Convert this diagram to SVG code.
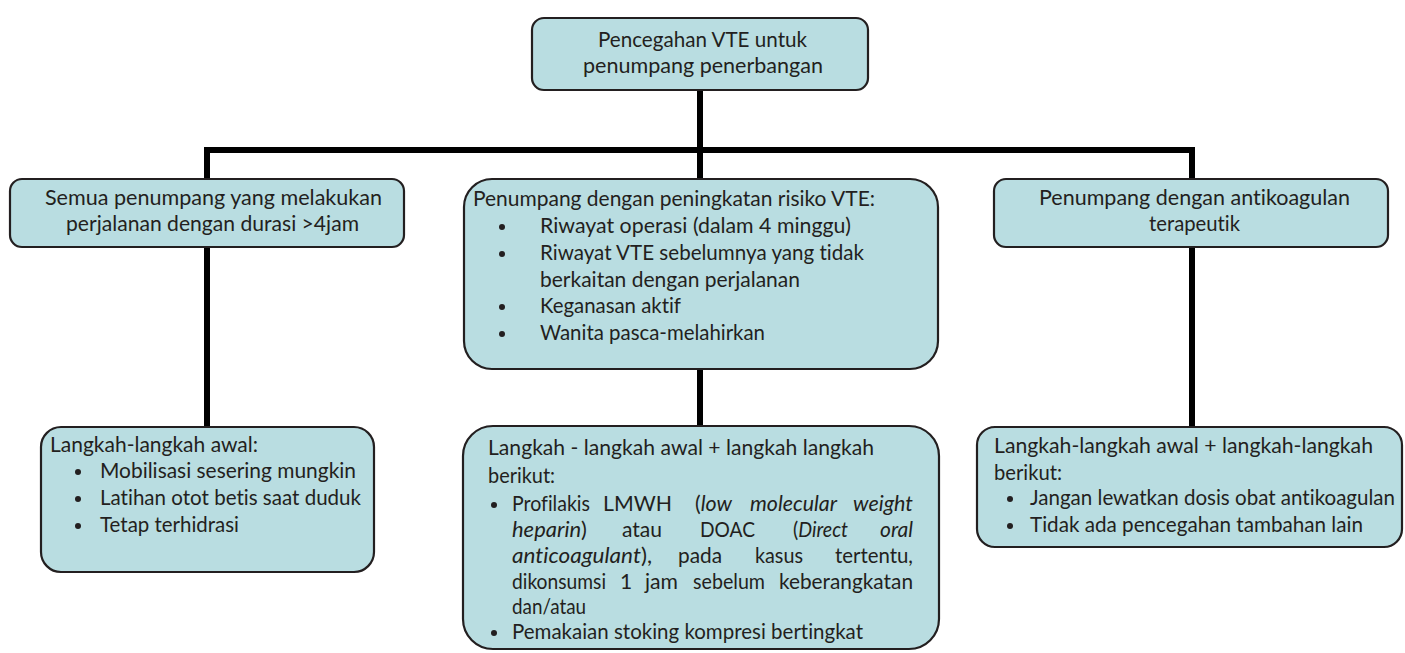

---

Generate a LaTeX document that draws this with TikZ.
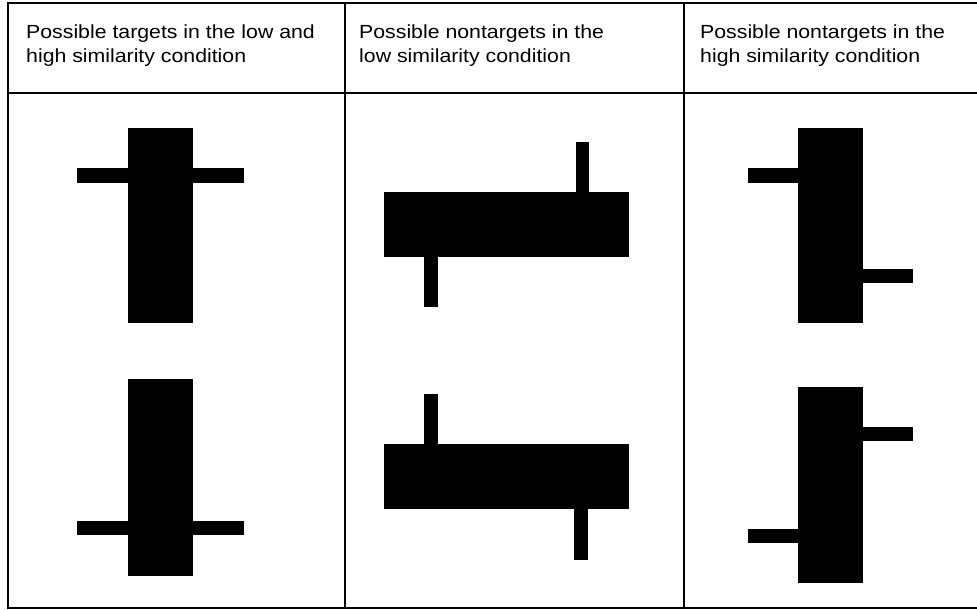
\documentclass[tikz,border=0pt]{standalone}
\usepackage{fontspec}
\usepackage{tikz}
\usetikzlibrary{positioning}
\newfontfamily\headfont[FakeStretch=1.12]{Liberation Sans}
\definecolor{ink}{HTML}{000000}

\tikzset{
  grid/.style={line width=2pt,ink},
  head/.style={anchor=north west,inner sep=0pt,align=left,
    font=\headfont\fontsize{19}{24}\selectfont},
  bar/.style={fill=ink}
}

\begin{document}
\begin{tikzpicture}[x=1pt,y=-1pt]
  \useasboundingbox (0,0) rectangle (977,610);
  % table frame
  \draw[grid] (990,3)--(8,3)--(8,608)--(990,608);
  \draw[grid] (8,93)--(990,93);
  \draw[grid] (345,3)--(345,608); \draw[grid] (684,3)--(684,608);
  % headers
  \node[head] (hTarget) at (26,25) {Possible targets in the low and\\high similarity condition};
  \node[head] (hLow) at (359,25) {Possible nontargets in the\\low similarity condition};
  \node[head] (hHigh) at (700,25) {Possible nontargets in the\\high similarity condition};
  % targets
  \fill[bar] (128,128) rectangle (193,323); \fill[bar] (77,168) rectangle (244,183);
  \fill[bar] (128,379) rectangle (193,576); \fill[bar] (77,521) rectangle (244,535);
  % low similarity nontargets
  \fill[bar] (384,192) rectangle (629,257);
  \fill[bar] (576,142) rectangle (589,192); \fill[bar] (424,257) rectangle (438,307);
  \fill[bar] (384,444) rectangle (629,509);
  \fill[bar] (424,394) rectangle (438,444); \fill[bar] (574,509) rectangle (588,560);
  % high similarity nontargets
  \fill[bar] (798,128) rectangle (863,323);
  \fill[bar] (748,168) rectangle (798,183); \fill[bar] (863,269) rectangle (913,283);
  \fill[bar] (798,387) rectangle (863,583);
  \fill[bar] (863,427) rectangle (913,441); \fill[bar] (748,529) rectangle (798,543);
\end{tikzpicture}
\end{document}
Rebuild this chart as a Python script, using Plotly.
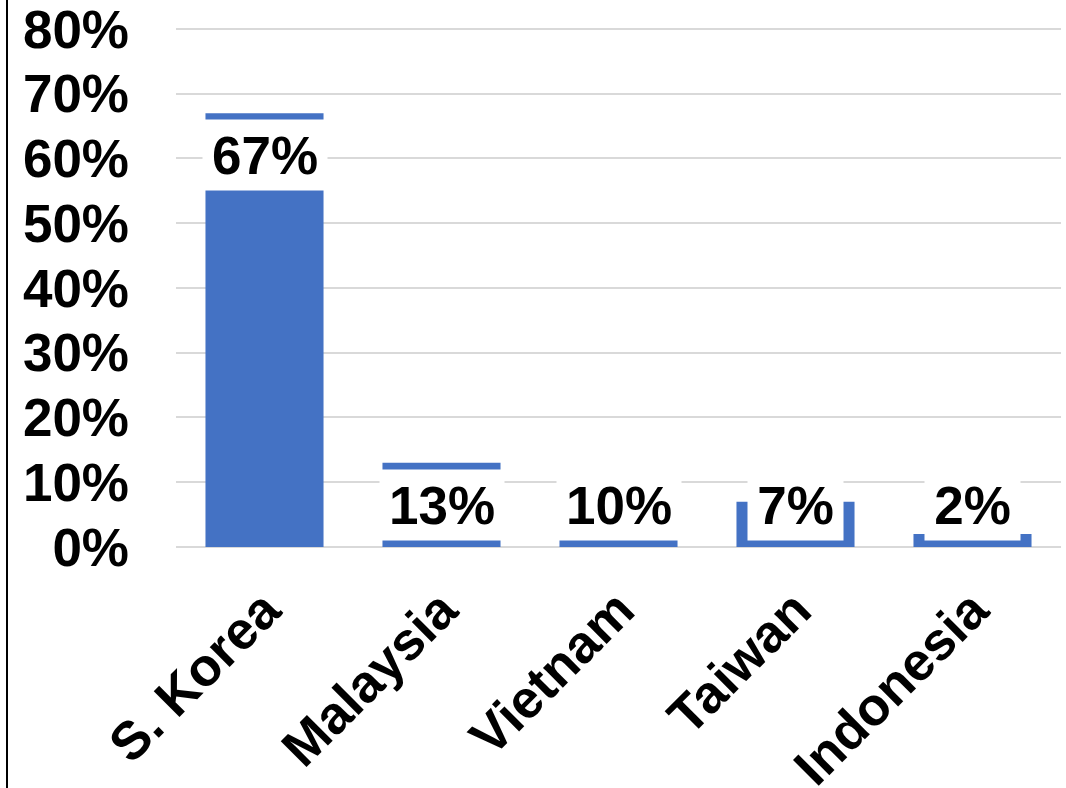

## Task to complete
Tally up the lines with the word "this" in them, and answer with that number by itself.

## Answer for the task
3